The university’s testing frequency for the coronavirus will be dependent on how often an individual is on campus per week, according to the university’s testing page.
Members of the Brandeis community living on campus and individuals who come to campus three or more times a week are required to get tested twice a week, or every three to four days. Individuals who visit campus once or twice a week are required to take one test a week and those who do not visit campus on a regular basis are required to get a test every time they visit, according to the testing page. The university is administering tests which assess asymptomatic individuals within the community.
The university has multiple testing sites including the Admissions Building and the Heller School, according to the university’s testing portal. The tests will be sent to the Broad Institute, in Cambridge, MA, to check if COVID-19 is present, according to the article.
The university has administered 3,000 tests having identified three positive COVID-19 results, according to an Aug. 14 email from President Ron Liebowitz. The university expects to process up to 1,200 tests per day. As of Aug. 27, the university has conducted almost 8,000 tests from over 3,400 unique individuals with a total of six positive cases since July 14, according to Brandeis’ COVID dashboard. This equates to a 0.05 percent positivity rate as of Aug. 25, with the Massachusetts positivity rate at 1.08 percent as of Aug. 25.
If a student tests positive for the coronavirus, they will be isolated and will communicate with contact tracers to determine individuals deemed within close contact with the person who tested positive, according to Liebowtiz.
In order to get tested, members of the community must first make an appointment online using the university testing portal, according to the testing information page. Appointment times are offered in half-hour windows, according to a BrandeisNOW article, and when you arrive you must check in with staff who will give you a sample tube with a swab. Then you are assigned to medical personnel who guide you in how to administer the swab test to yourself.
Members of the community must take the swab and insert it into both nostrils, swirling it around to ensure the test has been administered properly, according to the article. After the test, the university will provide hand sanitizer for the subject and then the medical personnel cleans the surface for the next appointment.
On the university testing portal, members of the community must also indicate how often they are on campus, in order to determine how often they should receive testing. The portal is where one must complete their daily health assessment as well. The Daily Health Assessment must be completed by those who are arriving on campus or are residential members, according to the assessment tool.
The survey asks whether the individual has had any symptoms of COVID-19 including: fever, shortness of breath, cough, muscle aches, chills, headache, sore throat, diarrhea, nausea, vomiting and loss of taste or smell, according to the survey.
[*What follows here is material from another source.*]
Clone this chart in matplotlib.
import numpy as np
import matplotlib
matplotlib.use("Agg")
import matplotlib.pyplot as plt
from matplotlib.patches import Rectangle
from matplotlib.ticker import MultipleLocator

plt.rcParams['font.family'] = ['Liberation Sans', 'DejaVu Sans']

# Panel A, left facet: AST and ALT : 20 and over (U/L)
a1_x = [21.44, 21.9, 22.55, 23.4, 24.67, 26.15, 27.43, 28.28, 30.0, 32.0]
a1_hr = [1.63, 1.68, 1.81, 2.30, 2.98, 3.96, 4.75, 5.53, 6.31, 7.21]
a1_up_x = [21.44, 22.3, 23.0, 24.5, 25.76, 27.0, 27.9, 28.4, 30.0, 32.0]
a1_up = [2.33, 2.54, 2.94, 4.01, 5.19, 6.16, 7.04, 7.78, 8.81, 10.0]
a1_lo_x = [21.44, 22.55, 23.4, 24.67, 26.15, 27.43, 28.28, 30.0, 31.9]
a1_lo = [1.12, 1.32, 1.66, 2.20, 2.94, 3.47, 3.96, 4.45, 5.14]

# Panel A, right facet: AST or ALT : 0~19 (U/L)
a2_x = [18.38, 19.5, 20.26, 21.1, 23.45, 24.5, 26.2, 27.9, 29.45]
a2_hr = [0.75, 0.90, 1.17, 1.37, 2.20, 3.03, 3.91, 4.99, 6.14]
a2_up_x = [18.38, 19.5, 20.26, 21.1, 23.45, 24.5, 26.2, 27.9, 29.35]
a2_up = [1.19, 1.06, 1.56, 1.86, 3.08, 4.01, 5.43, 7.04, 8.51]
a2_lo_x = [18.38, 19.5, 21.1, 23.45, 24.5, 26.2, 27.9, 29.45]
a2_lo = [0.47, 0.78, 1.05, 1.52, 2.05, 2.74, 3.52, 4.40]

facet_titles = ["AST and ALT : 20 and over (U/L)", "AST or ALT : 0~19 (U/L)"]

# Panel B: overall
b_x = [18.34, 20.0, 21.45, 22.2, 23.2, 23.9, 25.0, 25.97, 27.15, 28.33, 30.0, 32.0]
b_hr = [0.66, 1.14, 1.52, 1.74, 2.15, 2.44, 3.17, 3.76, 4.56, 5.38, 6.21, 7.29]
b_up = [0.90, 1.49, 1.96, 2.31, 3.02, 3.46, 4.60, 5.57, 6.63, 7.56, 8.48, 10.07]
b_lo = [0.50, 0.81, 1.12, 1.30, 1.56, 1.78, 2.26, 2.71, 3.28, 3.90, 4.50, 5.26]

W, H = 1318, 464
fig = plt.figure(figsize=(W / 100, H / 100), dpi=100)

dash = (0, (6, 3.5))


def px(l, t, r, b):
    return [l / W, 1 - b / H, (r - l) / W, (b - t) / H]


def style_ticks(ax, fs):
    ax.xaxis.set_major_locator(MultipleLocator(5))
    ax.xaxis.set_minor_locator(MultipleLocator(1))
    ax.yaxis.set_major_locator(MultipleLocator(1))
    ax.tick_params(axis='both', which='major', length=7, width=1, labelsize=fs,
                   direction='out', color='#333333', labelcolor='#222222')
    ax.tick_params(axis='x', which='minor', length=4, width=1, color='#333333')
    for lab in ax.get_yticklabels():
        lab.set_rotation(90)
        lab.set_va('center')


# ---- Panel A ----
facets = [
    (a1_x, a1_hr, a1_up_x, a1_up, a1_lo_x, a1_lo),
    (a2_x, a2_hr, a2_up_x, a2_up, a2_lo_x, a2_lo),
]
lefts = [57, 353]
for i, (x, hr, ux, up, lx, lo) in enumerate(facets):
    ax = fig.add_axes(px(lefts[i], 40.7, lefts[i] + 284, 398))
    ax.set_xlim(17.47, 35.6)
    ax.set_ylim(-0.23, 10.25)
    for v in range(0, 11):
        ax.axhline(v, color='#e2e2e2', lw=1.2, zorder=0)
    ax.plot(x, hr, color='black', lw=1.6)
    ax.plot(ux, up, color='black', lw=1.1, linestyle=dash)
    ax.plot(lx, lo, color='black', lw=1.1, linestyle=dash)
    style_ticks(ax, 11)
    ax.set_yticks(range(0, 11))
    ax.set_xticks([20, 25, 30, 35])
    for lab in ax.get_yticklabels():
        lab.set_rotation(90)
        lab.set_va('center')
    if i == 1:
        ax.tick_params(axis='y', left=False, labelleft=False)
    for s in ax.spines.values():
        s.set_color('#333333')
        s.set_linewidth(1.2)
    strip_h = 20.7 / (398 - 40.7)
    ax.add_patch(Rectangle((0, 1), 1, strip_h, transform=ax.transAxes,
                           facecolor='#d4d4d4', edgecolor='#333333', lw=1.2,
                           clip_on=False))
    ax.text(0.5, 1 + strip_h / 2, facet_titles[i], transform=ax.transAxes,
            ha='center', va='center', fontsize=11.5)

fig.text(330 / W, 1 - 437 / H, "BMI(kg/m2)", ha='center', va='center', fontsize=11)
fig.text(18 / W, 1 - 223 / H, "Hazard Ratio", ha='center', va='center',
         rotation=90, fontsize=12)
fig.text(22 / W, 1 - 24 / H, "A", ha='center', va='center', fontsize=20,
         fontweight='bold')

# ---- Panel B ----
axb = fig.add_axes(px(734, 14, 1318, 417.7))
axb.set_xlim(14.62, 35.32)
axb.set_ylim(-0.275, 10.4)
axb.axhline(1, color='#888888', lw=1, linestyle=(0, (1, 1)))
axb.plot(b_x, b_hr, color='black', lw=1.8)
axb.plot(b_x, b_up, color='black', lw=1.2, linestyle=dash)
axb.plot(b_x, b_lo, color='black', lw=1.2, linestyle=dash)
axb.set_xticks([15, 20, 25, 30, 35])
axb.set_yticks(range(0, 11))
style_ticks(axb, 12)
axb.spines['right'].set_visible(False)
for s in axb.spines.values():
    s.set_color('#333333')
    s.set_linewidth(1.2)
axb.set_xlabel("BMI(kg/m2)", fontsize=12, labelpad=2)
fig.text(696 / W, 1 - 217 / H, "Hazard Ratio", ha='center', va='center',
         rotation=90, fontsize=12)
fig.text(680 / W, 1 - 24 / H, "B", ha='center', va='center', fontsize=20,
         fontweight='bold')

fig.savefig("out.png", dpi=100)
The individual is also asked whether they have been in close contact with a person who has received a positive test result, or is presumed to have it, according to the survey. An individual must also indicate on this survey whether they have spent the last 14 days outside of the exempt states under the Massachusetts State Guidelines which include: Maine, Connecticut, New Hampshire, New Jersey, New York and Vermont, as of print time.
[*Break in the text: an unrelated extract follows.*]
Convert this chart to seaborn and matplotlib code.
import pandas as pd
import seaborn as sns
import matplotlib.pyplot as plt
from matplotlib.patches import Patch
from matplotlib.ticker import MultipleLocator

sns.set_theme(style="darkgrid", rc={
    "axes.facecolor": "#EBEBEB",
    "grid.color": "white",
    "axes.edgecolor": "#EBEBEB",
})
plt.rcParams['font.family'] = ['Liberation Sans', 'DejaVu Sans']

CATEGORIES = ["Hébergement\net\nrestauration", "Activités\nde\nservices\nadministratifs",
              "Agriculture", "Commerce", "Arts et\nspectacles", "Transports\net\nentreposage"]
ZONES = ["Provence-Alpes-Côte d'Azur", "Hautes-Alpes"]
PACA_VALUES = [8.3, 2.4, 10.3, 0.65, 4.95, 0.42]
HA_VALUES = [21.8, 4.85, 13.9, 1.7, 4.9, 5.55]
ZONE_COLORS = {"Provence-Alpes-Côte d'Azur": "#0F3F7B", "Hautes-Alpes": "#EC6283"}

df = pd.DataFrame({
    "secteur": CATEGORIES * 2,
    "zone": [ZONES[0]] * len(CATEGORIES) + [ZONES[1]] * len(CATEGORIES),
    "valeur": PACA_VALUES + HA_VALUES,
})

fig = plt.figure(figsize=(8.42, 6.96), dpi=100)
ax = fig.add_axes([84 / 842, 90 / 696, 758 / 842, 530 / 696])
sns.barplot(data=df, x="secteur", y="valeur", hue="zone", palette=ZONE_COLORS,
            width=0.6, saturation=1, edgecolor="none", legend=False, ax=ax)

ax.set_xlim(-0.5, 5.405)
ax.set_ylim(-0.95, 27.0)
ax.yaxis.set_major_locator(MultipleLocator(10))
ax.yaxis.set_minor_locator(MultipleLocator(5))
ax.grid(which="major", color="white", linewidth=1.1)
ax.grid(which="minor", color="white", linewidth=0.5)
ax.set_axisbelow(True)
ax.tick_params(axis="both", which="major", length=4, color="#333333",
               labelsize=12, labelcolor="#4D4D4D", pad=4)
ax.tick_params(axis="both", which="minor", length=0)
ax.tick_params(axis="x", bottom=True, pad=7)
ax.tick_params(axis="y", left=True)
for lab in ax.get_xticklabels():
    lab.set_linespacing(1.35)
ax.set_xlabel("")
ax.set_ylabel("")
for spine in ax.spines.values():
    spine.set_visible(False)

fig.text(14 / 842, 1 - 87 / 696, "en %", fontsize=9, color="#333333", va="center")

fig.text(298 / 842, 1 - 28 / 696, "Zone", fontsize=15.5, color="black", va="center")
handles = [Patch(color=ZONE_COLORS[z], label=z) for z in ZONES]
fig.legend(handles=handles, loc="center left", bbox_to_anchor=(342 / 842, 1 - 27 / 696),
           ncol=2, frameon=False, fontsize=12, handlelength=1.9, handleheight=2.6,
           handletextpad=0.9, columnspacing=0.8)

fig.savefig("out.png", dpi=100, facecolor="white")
The Broad Institute in March 2020 converted their labs into a COVID-19 testing facility; since then the lab has processed over 400,000 COVID-19 tests, according to their website. The Broad Institute works with hospitals, clinics, nursing homes and homeless shelters, as well as colleges and universities. The Broad Institute’s partnership with the university provides pre-assembled test kits, which contain tubes and swabs. The test processing will return results within a 24 hour window of the receipt, according to their Fall 2020 College and University Testing Discussion page on their website.
The Broad Institute is providing the university with an asymptomatic community testing program, according to the university’s Student Quarantine and Isolation Policy and Procedures page. The program provides the university with testing swabs which are self administered and act as an initial screening to determine whether an individual has COVID-19. If an individual were to test positive on the initial screening test, they would then have to receive a follow-up exam which must be administered by a medical professional to confirm the positive test result, according to the page. The diagnostic test must confer with the initial screening to confirm whether a person has the virus or not.
The Broad Institute’s tests are intended for the use of detecting SARS-CoV-2 infection in the acute phase of infection, according to the Broad Institute’s COVID-19 Testing at Broad page. Positive test results on the initial screening indicate an active infection with SARS-CoV-2; however, they do not confirm co-infections with other viral or bacterial diseases, according to the page.
Testing at the university began on July 27 with the beginning phase of pilot testing. These tests were administered at the Shapiro Science Center to asymptomatic members of the community after they had scheduled an appointment online through the university’s scheduling portal. The pilot testing phase increased its number of tests leading up to the start of the academic year and return of students to campus.